Mike (the Paladin) There was an old one from the '50s. It covers what would be the first half of this book or the first novel as they were written. There's when worlds collide covering a pair of "wandering planets" hurtling toward Earth and a plan to save at least some of humanity (that's what's in the movie). Then there's After Worlds Collide which covers, well what happens next.

message 5: by Jim (last edited Oct 04, 2012 09:41PM) (new)

Jim Mcclanahan Actually, the first of the two novels does a much better job of describing the reactions of those who realize they aren't going to be included as passengers on the arks than the movie did. A more cynical, but realistic view.

I loved the part where they were going to use books as insulation inside the hull of the spacecraft to protect the passengers from the cold of space.

The second book was an altogether different piece, with different challenges and dilemmas. But also good in a dated sort of way. Not bad for 1933 and 1934. I enjoyed them both.

Mike (the Paladin) I got them from Audible a while back but haven't taken time to listen yet. I read these first in the '60s. You're right, but that the book does things better than the movie is no surprise. They also have a different type ending for the movie.

Have you read Heinlein's Starman Jones? It's another that has a good but dated hook.

message 7: by Kernos (new)

Kernos I found this book amazingly up to date. The basic science is accurate and the propulsion system used for the ark has beed proposed for generations. Stephen Baxter's recent Flood and Arc is a reboot of the When World's Collide, though the disaster is different. He uses the same propulsion system to get his ark to get to the new planet. Newtonian physics has not changed much.

Feminists may object to their place in the story, but IMO one must read such pre-Golden age SFs in the context of their time. It was PC for the '30s. Baxter of course plays it very PC making the main movers women, almost to the exclusion of males.

I enjoyed both duologies an the movie too a lot.

message 8: by Mary JL (new)

Mary JL I like classic SF, Mike. Read this years ago; remember I thought it was pretty good.

Regarding the EMP, all government records and so on would be affected. However, imho there will always be a few people who kept--are keeping now--their paper books.

Mike (the Paladin) I like to hope so, but who knows in 50 years??? It may be like phonograph records are now. It's a niche market and there are some around but mostly collectors.

Of course the E-book thing could also kill the ability of writers to make a living by writing. I know people who think nothing of pirating books if they're on line. The implications are so wide I doubt most of us really think about it.

I guess the world changes, hope we can hold on to what's good.
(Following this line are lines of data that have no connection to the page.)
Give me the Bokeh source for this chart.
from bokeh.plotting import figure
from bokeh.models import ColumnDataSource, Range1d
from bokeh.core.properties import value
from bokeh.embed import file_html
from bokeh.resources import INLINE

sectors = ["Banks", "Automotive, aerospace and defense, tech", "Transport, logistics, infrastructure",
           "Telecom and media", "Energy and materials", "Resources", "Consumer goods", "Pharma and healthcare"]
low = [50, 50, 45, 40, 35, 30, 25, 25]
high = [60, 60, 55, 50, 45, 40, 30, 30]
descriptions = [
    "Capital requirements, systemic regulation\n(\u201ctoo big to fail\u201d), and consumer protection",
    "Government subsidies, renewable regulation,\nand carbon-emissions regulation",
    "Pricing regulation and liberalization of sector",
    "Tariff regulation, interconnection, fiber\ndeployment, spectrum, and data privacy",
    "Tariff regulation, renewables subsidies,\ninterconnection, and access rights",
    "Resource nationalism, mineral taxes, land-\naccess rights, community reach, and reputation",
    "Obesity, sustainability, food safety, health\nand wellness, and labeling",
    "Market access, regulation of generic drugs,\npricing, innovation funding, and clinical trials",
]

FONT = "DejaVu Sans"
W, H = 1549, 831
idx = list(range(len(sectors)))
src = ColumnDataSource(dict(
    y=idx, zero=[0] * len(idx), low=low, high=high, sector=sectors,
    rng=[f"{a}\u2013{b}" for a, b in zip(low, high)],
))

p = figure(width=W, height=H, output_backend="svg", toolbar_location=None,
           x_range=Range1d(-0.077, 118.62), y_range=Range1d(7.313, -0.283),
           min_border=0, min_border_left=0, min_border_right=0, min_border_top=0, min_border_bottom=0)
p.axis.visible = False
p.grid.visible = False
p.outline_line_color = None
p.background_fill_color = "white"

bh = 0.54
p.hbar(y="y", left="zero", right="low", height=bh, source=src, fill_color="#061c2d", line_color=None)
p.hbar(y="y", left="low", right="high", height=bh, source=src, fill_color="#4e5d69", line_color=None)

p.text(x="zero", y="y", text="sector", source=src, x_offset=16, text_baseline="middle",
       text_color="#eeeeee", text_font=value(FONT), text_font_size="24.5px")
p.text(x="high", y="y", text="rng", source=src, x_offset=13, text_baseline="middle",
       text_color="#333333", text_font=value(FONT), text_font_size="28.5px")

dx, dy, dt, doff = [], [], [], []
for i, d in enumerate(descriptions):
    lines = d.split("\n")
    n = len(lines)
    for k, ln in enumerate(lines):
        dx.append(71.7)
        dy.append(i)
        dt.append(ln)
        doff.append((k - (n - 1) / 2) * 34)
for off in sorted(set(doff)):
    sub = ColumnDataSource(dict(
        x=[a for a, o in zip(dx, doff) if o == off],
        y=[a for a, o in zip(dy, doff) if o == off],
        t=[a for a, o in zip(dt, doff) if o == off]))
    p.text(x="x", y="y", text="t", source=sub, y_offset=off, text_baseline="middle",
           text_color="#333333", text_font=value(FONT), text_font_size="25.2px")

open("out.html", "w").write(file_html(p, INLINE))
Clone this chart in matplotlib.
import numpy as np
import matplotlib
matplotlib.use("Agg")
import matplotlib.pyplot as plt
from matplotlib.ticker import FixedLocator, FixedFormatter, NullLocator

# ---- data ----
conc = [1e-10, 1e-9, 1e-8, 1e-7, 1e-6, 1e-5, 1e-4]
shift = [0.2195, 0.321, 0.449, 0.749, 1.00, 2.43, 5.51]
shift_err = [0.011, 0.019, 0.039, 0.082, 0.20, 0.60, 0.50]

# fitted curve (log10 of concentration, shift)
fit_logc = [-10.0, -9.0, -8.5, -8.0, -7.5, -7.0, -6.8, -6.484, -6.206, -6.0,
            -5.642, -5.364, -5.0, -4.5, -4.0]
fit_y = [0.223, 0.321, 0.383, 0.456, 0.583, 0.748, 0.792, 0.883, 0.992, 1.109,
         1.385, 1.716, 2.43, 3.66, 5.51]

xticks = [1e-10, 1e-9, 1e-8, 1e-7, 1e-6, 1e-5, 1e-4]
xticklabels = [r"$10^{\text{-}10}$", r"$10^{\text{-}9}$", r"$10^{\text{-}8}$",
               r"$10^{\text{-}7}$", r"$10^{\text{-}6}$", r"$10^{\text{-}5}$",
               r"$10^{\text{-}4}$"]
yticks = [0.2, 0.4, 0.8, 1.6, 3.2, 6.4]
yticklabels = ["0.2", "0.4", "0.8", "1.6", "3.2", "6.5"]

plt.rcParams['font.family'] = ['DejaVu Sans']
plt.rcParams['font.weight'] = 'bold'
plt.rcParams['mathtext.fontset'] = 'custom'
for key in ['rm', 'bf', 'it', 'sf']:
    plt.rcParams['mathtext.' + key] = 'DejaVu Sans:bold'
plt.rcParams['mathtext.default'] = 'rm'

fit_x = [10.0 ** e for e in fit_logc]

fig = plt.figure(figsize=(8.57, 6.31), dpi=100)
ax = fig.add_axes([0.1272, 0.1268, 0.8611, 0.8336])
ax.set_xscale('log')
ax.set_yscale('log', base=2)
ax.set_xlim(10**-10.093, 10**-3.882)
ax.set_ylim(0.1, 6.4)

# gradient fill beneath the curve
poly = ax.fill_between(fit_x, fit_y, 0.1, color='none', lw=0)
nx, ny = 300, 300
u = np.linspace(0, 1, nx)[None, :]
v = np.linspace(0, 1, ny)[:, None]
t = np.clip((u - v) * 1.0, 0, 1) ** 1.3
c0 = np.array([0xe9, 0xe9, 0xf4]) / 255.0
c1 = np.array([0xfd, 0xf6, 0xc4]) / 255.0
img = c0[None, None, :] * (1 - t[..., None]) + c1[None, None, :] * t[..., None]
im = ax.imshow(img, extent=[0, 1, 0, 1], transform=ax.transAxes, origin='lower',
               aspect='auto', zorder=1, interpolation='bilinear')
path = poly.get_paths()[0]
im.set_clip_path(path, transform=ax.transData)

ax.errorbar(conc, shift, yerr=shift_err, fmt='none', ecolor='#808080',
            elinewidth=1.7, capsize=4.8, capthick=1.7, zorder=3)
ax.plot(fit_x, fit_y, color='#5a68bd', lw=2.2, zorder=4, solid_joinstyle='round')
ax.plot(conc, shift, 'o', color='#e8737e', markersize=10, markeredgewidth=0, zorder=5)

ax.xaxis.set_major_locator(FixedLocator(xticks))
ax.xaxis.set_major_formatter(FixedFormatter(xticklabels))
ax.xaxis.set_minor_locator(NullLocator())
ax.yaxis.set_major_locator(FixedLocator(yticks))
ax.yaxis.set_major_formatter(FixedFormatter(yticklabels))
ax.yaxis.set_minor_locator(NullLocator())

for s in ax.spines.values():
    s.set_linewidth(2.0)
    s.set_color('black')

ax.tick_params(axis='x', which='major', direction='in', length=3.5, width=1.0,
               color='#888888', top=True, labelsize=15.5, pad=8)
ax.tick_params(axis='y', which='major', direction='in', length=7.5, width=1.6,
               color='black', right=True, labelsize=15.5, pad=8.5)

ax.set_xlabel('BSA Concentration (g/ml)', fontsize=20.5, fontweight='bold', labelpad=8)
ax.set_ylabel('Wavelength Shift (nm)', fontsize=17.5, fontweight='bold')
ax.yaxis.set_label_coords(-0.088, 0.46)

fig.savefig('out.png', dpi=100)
message 10: by Kernos (new)

Kernos The ability of the purveyors of e-books to wipe your devices of said books may cause some to avoid this model for some time. Corporate trust is becoming a problem as is licensing vs owning.

message 11: by Mike (the Paladin) (last edited Oct 29, 2012 09:44AM) (new) - rated it 5 stars

Mike (the Paladin) I know I belong to Audible and I make it a point to respect copyright laws. If someone hears one of the books I bought they're listening on my device and at home. The only other person is my daughter and that's because I play them on my computer and she's in the next room. If she doesn't like the book she closes the door.

I remember when the music thing was so big (and my kids were young). For a while they wondered why I wouldn't let them get music they hadn't paid for. I hope they got the point in the end.

Mike (the Paladin) Think I'm going to reread this one.